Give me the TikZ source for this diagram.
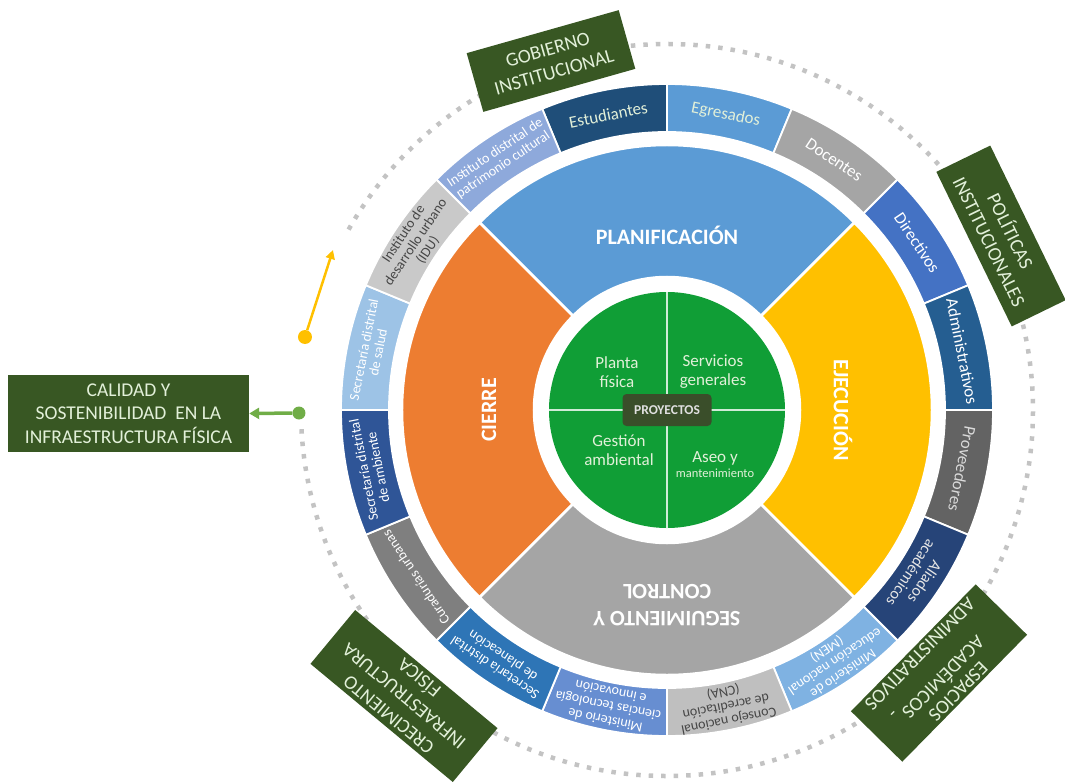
--
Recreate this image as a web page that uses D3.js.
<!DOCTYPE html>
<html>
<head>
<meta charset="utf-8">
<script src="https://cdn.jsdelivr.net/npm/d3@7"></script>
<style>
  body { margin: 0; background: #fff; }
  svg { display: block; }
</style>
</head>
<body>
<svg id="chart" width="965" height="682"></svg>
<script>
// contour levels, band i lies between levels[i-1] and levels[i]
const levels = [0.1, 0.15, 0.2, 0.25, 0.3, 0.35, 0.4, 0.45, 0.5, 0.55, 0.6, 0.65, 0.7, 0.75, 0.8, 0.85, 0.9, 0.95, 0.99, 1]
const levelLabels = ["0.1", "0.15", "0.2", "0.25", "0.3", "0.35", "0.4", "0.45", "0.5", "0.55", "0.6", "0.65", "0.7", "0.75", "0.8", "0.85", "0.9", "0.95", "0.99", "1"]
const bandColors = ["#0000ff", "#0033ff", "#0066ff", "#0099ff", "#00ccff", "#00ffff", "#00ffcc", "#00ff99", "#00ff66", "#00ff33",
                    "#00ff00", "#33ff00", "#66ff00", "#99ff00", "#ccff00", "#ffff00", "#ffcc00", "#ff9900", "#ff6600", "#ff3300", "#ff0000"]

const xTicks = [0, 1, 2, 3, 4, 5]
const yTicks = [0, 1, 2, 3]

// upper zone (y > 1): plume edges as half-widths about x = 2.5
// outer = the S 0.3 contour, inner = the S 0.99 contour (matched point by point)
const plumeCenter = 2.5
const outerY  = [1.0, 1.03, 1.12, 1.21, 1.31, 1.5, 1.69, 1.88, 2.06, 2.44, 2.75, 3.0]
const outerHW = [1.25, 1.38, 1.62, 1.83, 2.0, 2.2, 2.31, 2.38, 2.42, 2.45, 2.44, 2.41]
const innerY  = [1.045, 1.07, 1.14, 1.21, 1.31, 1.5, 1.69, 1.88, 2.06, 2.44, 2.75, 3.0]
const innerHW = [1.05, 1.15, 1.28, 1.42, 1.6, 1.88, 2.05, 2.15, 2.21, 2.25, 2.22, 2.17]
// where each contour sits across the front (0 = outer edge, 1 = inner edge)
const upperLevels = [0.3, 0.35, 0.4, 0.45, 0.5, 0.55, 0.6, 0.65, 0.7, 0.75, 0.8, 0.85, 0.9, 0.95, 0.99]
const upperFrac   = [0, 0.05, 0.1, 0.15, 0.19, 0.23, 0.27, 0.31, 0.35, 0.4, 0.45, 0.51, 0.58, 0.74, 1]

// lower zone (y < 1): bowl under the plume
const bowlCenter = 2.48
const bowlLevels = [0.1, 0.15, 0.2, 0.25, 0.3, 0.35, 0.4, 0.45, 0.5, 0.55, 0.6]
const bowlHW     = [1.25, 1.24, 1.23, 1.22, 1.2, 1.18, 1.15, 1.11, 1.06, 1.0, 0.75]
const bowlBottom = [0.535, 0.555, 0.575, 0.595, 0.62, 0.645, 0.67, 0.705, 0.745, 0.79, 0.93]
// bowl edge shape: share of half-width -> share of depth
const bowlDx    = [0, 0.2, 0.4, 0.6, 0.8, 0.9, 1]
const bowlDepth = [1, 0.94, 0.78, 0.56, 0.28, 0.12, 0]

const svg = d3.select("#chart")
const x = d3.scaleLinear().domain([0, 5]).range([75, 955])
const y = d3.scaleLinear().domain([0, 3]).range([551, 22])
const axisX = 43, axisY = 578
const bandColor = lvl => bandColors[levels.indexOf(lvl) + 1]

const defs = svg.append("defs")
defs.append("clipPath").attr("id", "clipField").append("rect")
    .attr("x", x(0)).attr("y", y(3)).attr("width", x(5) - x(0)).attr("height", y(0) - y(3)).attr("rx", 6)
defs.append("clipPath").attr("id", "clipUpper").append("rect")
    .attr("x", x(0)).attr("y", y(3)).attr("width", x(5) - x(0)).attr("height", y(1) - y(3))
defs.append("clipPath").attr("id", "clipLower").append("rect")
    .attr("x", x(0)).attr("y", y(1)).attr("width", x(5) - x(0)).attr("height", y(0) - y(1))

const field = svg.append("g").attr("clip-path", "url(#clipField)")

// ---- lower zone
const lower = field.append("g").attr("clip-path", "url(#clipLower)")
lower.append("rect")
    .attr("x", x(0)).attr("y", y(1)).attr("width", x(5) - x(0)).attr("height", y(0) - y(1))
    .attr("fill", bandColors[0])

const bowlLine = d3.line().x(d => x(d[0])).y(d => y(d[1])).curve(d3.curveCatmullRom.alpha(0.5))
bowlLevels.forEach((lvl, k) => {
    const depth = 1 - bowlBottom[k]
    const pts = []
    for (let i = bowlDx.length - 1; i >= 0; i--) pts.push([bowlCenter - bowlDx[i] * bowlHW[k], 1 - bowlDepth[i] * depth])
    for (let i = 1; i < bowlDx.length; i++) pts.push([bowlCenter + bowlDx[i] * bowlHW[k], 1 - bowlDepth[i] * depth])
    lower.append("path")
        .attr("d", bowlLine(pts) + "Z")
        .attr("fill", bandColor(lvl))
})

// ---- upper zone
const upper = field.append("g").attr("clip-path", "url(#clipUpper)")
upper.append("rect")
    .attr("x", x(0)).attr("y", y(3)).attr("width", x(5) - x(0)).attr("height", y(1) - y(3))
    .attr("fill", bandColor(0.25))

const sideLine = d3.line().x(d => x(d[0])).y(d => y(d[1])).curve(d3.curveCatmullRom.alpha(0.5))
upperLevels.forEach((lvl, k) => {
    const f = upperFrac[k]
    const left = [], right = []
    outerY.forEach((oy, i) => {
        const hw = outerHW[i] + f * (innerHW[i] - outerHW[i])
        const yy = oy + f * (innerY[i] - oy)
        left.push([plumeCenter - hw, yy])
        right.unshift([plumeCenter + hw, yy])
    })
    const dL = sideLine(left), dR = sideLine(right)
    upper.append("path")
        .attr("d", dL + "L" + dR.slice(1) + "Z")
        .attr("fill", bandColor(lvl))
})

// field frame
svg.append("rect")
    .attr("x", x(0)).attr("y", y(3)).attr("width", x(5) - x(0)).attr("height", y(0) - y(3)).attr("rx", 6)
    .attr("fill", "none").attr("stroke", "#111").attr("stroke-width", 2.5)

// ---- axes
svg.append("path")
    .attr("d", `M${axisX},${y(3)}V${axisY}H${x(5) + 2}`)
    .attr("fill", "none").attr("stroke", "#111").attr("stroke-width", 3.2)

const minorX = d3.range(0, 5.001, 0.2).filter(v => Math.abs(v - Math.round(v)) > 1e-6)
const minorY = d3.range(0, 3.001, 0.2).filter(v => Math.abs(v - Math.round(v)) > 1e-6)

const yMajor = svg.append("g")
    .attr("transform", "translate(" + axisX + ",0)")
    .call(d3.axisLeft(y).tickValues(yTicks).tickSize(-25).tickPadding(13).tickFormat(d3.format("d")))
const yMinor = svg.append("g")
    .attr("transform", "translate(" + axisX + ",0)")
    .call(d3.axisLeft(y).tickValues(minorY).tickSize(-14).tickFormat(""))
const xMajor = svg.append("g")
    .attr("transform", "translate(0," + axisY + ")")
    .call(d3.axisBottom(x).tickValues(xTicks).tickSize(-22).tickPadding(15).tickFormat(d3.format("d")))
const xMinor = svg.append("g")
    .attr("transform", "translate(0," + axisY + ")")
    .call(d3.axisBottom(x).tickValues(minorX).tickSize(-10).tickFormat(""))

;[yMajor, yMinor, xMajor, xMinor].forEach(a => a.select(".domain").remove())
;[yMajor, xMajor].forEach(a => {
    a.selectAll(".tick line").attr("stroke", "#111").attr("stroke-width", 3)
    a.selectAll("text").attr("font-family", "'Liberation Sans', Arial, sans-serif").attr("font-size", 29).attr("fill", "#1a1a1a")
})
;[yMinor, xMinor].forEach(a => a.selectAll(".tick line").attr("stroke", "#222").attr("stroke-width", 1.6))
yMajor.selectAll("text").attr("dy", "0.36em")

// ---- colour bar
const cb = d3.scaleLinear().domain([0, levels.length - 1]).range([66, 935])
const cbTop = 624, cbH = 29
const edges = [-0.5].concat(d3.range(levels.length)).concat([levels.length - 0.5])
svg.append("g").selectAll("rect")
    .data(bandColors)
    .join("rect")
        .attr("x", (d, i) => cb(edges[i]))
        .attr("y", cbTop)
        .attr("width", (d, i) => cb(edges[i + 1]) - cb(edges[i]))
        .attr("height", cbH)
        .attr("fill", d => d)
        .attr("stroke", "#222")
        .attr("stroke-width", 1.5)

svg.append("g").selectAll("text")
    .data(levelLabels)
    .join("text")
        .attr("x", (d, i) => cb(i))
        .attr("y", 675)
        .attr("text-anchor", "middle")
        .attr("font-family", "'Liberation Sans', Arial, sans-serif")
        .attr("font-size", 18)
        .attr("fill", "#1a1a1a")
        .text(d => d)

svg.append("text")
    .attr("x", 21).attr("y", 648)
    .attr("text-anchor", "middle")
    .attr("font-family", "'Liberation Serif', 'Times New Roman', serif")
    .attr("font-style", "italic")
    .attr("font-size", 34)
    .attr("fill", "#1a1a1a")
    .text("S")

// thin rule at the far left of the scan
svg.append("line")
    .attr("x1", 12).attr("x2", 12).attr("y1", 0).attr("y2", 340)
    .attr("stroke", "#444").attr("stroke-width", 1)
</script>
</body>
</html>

**WHAT THE EXERCISE ASKS**
Exactly as written, quote the lines from the one that has "Recreate this image" down to the one that has "0.58, 0.74, 1]", and include both.

**ANSWER TO THE TASK**
Recreate this image as a web page that uses D3.js.
<!DOCTYPE html>
<html>
<head>
<meta charset="utf-8">
<script src="https://cdn.jsdelivr.net/npm/d3@7"></script>
<style>
  body { margin: 0; background: #fff; }
  svg { display: block; }
</style>
</head>
<body>
<svg id="chart" width="965" height="682"></svg>
<script>
// contour levels, band i lies between levels[i-1] and levels[i]
const levels = [0.1, 0.15, 0.2, 0.25, 0.3, 0.35, 0.4, 0.45, 0.5, 0.55, 0.6, 0.65, 0.7, 0.75, 0.8, 0.85, 0.9, 0.95, 0.99, 1]
const levelLabels = ["0.1", "0.15", "0.2", "0.25", "0.3", "0.35", "0.4", "0.45", "0.5", "0.55", "0.6", "0.65", "0.7", "0.75", "0.8", "0.85", "0.9", "0.95", "0.99", "1"]
const bandColors = ["#0000ff", "#0033ff", "#0066ff", "#0099ff", "#00ccff", "#00ffff", "#00ffcc", "#00ff99", "#00ff66", "#00ff33",
                    "#00ff00", "#33ff00", "#66ff00", "#99ff00", "#ccff00", "#ffff00", "#ffcc00", "#ff9900", "#ff6600", "#ff3300", "#ff0000"]

const xTicks = [0, 1, 2, 3, 4, 5]
const yTicks = [0, 1, 2, 3]

// upper zone (y > 1): plume edges as half-widths about x = 2.5
// outer = the S 0.3 contour, inner = the S 0.99 contour (matched point by point)
const plumeCenter = 2.5
const outerY  = [1.0, 1.03, 1.12, 1.21, 1.31, 1.5, 1.69, 1.88, 2.06, 2.44, 2.75, 3.0]
const outerHW = [1.25, 1.38, 1.62, 1.83, 2.0, 2.2, 2.31, 2.38, 2.42, 2.45, 2.44, 2.41]
const innerY  = [1.045, 1.07, 1.14, 1.21, 1.31, 1.5, 1.69, 1.88, 2.06, 2.44, 2.75, 3.0]
const innerHW = [1.05, 1.15, 1.28, 1.42, 1.6, 1.88, 2.05, 2.15, 2.21, 2.25, 2.22, 2.17]
// where each contour sits across the front (0 = outer edge, 1 = inner edge)
const upperLevels = [0.3, 0.35, 0.4, 0.45, 0.5, 0.55, 0.6, 0.65, 0.7, 0.75, 0.8, 0.85, 0.9, 0.95, 0.99]
const upperFrac   = [0, 0.05, 0.1, 0.15, 0.19, 0.23, 0.27, 0.31, 0.35, 0.4, 0.45, 0.51, 0.58, 0.74, 1]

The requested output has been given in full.